本を読まない

面談を行っています。来ていただいた保護者様は本当にありがとうございます。いろいろな話を聞けたので、指導に生かしていきたいと思います。

本を読まない


保護者様とお話をしていてとにかく出てくるのが、「子供が本を読まない」ということです。国語の成績の話をするとこの話になります。

 

もう読書というのは、特別な趣味になっているのかも知れませんね。私が学生だった頃は、「趣味は読書」は当たり前過ぎて個性が無いなんて言われていましたが(^_^;)

港町の食堂の海鮮丼


で、なぜ子供が読書をしないのかはスマホがあるからなのですが、これはもう仕方がないですよね。

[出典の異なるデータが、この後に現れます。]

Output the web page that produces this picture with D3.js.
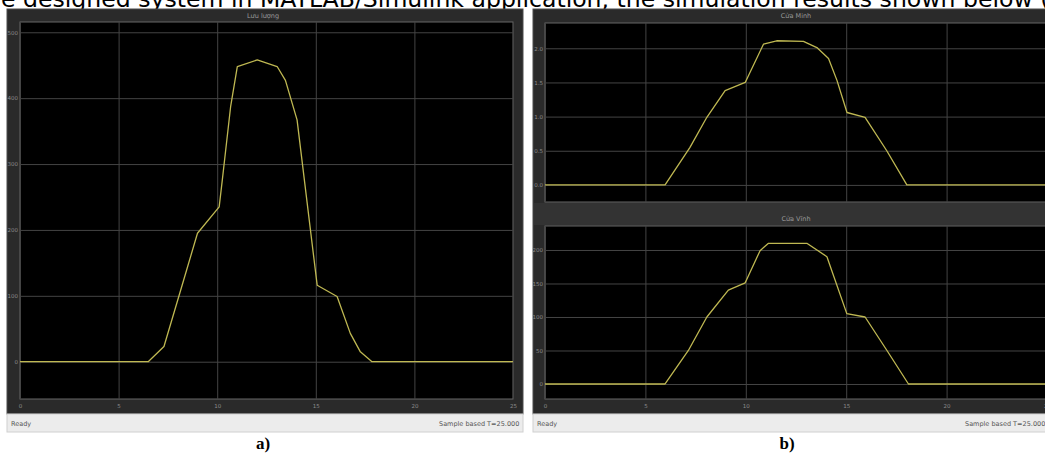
<!DOCTYPE html>
<html>
<head>
<meta charset="utf-8">
<script src="https://cdn.jsdelivr.net/npm/d3@7"></script>
<style>
  body { margin: 0; background: #fff; }
  svg { display: block; }
  .tick text { font-family: "DejaVu Sans", sans-serif; font-size: 5.5px; fill: #8a8a8a; }
</style>
</head>
<body>
<script>
    // Scope a) – single signal
    const timeA = [0, 6.5, 7.3, 8.3, 9.0, 10.1, 10.26, 10.68, 11.02, 12.03, 13.04, 13.46, 14.05, 15.07, 16.08, 16.75, 17.26, 17.85, 25];
    const valuesA = [0, 0, 23, 124, 195, 235, 276, 387, 448, 458, 448, 427, 367, 116, 99, 43, 15, 0, 0];

    // Scope b) – upper signal
    const timeB1 = [0, 5.98, 7.22, 8.06, 8.97, 9.97, 10.88, 11.54, 12.87, 13.54, 14.12, 14.54, 15.04, 15.94, 17.02, 18.02, 25];
    const valuesB1 = [0, 0, 0.55, 0.99, 1.38, 1.5, 2.06, 2.11, 2.1, 2.01, 1.85, 1.53, 1.06, 0.99, 0.5, 0, 0];

    // Scope b) – lower signal
    const timeB2 = [0, 5.98, 7.14, 8.06, 9.13, 9.97, 10.71, 11.13, 13.04, 14.04, 15.03, 15.94, 17.03, 18.1, 25];
    const valuesB2 = [0, 0, 50, 100, 140, 151, 199, 210, 210, 190, 105, 100, 50, 0, 0];

    // Axis limits and tick labels
    const xLimits = [0, 25];
    const xTicks = [0, 5, 10, 15, 20, 25];
    const yLimitsA = [-56.6, 515.6];
    const yTicksA = [0, 100, 200, 300, 400, 500];
    const yLimitsB1 = [-0.25, 2.37];
    const yTicksB1 = [0, 0.5, 1, 1.5, 2];
    const yLimitsB2 = [-22.4, 235.8];
    const yTicksB2 = [0, 50, 100, 150, 200];

    const titles = ["Lưu lượng", "Cửa Minh", "Cửa Vĩnh"];
    const heading = "the designed system in MATLAB/Simulink application, the simulation results shown below (a) and (b)";

    const svg = d3.select("body").append("svg")
      .attr("width", 1045)
      .attr("height", 461);

    // Clipped sentence of the paper at the very top
    const head = svg.append("text")
      .attr("y", 7)
      .style("font-family", "DejaVu Sans, sans-serif")
      .style("font-size", "20px")
      .attr("fill", "#000")
      .text(heading);
    const endIdx = heading.indexOf("(") + 1;
    const span = head.node().getSubStringLength(2, endIdx - 2);
    head.style("font-size", (20 * 1049 / span) + "px");
    head.attr("x", 1 - head.node().getSubStringLength(0, 2));

    // Scope window frame + status bar
    function drawWindow(x0, x1) {
      svg.append("rect")
        .attr("x", x0).attr("y", 9)
        .attr("width", x1 - x0).attr("height", 405)
        .attr("fill", "#2a2a2a")
        .attr("stroke", "#4d4d4d");
      svg.append("rect")
        .attr("x", x0).attr("y", 414)
        .attr("width", x1 - x0).attr("height", 18)
        .attr("fill", "#ececec")
        .attr("stroke", "#d0d0d0");
      svg.append("text")
        .attr("x", x0 + 4).attr("y", 426)
        .style("font-family", "DejaVu Sans, sans-serif")
        .style("font-size", "6.5px")
        .attr("fill", "#555")
        .text("Ready");
      svg.append("text")
        .attr("x", x0 + 432).attr("y", 426)
        .style("font-family", "DejaVu Sans, sans-serif")
        .style("font-size", "6.5px")
        .attr("fill", "#555")
        .text("Sample based  T=25.000");
    }

    // One scope axes: black plot, gray grid, yellow trace
    function drawAxes(box, yLimits, yTicks, times, values, title, titleY) {
      const x = d3.scaleLinear().domain(xLimits).range([box.left, box.left + box.w]);
      const y = d3.scaleLinear().domain(yLimits).range([box.top + box.h, box.top]);

      svg.append("rect")
        .attr("x", box.left).attr("y", box.top)
        .attr("width", box.w).attr("height", box.h)
        .attr("fill", "#000")
        .attr("stroke", "#666");

      // vertical grid + x tick labels under the plot
      const gx = svg.append("g")
        .attr("transform", `translate(0,${box.top})`)
        .call(d3.axisBottom(x).tickValues(xTicks).tickSize(box.h).tickSizeOuter(0));
      gx.select(".domain").remove();
      gx.selectAll(".tick line").attr("stroke", "#444");
      gx.selectAll(".tick text").attr("y", box.h + 5);
      if (!box.xLabels) gx.selectAll(".tick text").remove();

      // horizontal grid + y tick labels
      const gy = svg.append("g")
        .attr("transform", `translate(${box.left},0)`)
        .call(d3.axisLeft(y).tickValues(yTicks).tickSize(-box.w).tickSizeOuter(0).tickPadding(2));
      gy.select(".domain").remove();
      gy.selectAll(".tick line").attr("stroke", "#444");

      const clipId = "clip" + Math.round(box.left) + "_" + Math.round(box.top);
      svg.append("clipPath").attr("id", clipId)
        .append("rect")
        .attr("x", box.left).attr("y", box.top)
        .attr("width", box.w).attr("height", box.h);

      const line = d3.line()
        .x((d, i) => x(times[i]))
        .y(d => y(d));

      svg.append("path")
        .datum(values)
        .attr("clip-path", `url(#${clipId})`)
        .attr("fill", "none")
        .attr("stroke", "#bfb852")
        .attr("stroke-width", 1.3)
        .attr("stroke-linejoin", "round")
        .attr("d", line);

      svg.append("text")
        .attr("x", box.titleX)
        .attr("y", titleY)
        .attr("text-anchor", "middle")
        .style("font-family", "DejaVu Sans, sans-serif")
        .style("font-size", "6.5px")
        .attr("fill", "#999")
        .text(title);
    }

    // a)
    drawWindow(7, 523);
    drawAxes({ left: 20, top: 22, w: 493, h: 377, titleX: 263, xLabels: true }, yLimitsA, yTicksA, timeA, valuesA, titles[0], 18);

    // b)
    drawWindow(533, 1060);
    drawAxes({ left: 545, top: 23, w: 502, h: 179, titleX: 796, xLabels: false }, yLimitsB1, yTicksB1, timeB1, valuesB1, titles[1], 18);
    // band between the two axes of scope b)
    svg.append("rect")
      .attr("x", 534).attr("y", 203)
      .attr("width", 520).attr("height", 22)
      .attr("fill", "#333");
    drawAxes({ left: 545, top: 226, w: 502, h: 173, titleX: 796, xLabels: true }, yLimitsB2, yTicksB2, timeB2, valuesB2, titles[2], 221);

    // Figure labels
    svg.append("text")
      .attr("x", 263).attr("y", 449)
      .attr("text-anchor", "middle")
      .style("font-family", "Liberation Serif, serif")
      .style("font-weight", "bold")
      .style("font-size", "17px")
      .text("a)");

    svg.append("text")
      .attr("x", 787).attr("y", 449)
      .attr("text-anchor", "middle")
      .style("font-family", "Liberation Serif, serif")
      .style("font-weight", "bold")
      .style("font-size", "17px")
      .text("b)");
</script>
</body>
</html>
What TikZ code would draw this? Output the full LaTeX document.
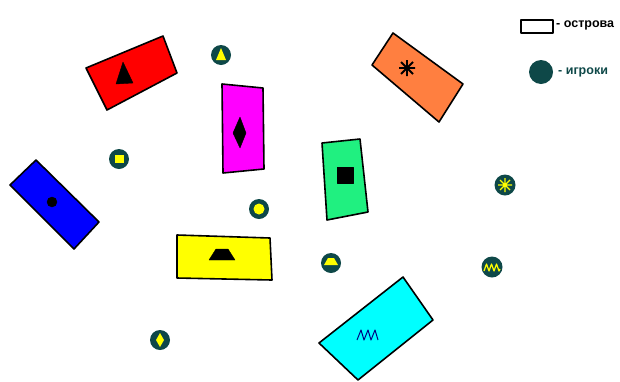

読書の習慣は小学生の頃に身に付けるものだと思いますが、小学生や中学生でスマホを手に入れてしまえば、本は読まなくなります。

 

読書もスポーツなどと同じで遊びとして始まり、より高尚なものを読もう、勉強のために読もうとするのは読書の経験がある程度積まれてからだと思います。ですから、遊びとして選ぶならば本よりも断然スマホですよね。わざわざ本屋に行かなくては内容を見て知ることもできない本は、いわば港町の食堂の海鮮丼です。

 

地元でとれた本物の素材を使った料理は確かに美味しいかも知れませんが、近所に回転ずし屋ができたら普段はそっちに行ってしまいます。わざわざ港町まで車で出かけるのは、「そういうのが好きな人」がやることです。ゆえに子供に「読書は学力が伸びるからやりなさい」などと言っても、娯楽じゃないならやりませんし、楽しさを説いたところでその楽しさを「読書を通じて知る」ことをしていない子供にとっては、「免許の無い車」のようなもので、スマホの直接的な刺激には勝てないのだと思います。

それでも読書っていいよね。

そんなわけで、子供に本を読ませよう作戦は苦戦中です(^_^;) なかなか頭の痛い問題ですね。

 

ただ、その目的が「読解力を付けさせる」ことならば、他にもやりようはあるというか、その手法を塾は今後生み出していかなければなりません。

 

ひとつは、読解力はトレーニングと割り切ってしまうことかなと思います。まずは筋トレさせて速く走れるようにしてしまう。そうすれば走ること自体に楽しさを感じられるようになるかも知れません。まずは読めるようにさせてしまえれば、その内容の素晴らしさに気づけるかも知れない。ちょっとパラドックスを含んでいますが、その方法をもくせい塾では模索しています。

 

私自身も子供の時に読書を特別たくさんしていたわけではありません。私よりも「本の虫」だった子が実際にいました。ですが今、国語の授業をしていて、私のしてきた読書の経験を話すと楽しそうに聞いてくれる生徒もいます。面白いと感じる心は今も昔も変わらないんだなと感じます。ですから、たまには現地の美味しいものを求めて遠出し、その途中で見た風景や会った人との会話を楽しむような経験を、本からは得られるんだと伝えていきたいと思います。読書ならば、コロナを気にせず世界中のどこにでも、時間ですら飛び越えて過去や未来にだって行けるのですから。